### Your task:
Please reproduce exactly the lines between the line holding "Recreate this image" and the line holding "import matplotlib.patheffects as pe", inclusive, leaving out any pictures.

### Provided records:

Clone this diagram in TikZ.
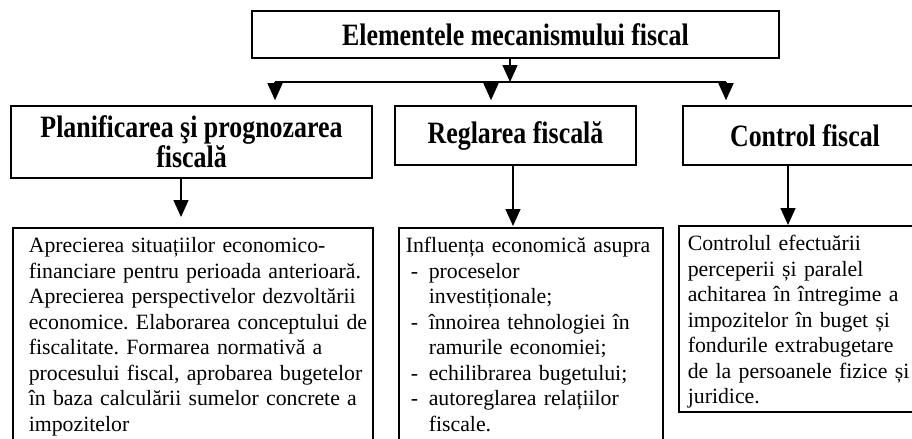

* * *

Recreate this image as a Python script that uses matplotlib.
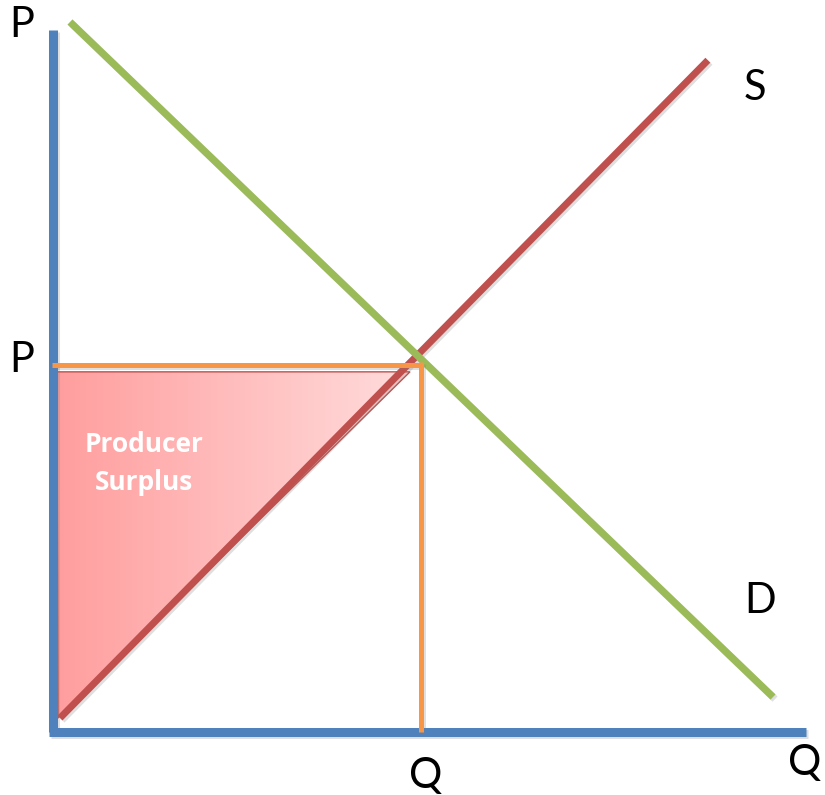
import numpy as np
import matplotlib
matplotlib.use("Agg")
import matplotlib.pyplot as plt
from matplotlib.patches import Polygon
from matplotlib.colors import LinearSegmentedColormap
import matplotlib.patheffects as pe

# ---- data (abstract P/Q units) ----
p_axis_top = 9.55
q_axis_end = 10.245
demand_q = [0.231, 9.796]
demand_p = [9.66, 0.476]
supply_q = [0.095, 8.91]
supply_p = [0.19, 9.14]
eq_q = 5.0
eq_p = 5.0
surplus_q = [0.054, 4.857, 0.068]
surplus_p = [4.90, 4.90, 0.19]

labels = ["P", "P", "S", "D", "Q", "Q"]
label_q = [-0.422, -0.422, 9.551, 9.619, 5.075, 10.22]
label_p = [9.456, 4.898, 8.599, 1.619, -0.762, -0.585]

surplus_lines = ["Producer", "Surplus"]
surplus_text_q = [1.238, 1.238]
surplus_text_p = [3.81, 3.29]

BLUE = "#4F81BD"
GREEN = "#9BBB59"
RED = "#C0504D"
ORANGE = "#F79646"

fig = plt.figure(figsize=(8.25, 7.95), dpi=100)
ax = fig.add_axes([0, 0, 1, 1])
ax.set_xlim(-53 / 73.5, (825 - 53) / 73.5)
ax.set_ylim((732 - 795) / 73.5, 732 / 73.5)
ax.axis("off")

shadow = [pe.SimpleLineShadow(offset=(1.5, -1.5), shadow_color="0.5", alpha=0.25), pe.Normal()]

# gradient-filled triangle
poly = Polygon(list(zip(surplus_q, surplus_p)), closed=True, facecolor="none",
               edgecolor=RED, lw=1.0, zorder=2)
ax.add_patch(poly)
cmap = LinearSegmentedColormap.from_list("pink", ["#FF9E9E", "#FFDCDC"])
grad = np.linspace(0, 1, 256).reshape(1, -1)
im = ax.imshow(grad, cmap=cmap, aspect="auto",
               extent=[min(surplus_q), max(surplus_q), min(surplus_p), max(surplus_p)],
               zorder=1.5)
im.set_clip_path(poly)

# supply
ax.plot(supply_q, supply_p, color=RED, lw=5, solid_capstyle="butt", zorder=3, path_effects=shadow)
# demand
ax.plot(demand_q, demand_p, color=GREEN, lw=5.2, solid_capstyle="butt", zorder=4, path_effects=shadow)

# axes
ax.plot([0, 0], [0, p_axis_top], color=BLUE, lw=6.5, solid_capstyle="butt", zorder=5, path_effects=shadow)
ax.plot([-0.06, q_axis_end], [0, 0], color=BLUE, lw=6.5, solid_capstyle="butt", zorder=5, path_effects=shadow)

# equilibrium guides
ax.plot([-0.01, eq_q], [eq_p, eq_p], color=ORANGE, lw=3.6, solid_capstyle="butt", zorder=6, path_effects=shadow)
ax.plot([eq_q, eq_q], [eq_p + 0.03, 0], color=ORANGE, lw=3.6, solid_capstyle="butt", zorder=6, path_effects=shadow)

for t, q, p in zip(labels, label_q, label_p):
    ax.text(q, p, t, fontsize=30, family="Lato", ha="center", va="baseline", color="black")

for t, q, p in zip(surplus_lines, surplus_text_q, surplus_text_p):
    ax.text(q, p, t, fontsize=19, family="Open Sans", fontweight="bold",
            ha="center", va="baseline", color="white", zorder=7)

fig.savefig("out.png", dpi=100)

### Result for this task:
Recreate this image as a Python script that uses matplotlib.
import numpy as np
import matplotlib
matplotlib.use("Agg")
import matplotlib.pyplot as plt
from matplotlib.patches import Polygon
from matplotlib.colors import LinearSegmentedColormap
import matplotlib.patheffects as pe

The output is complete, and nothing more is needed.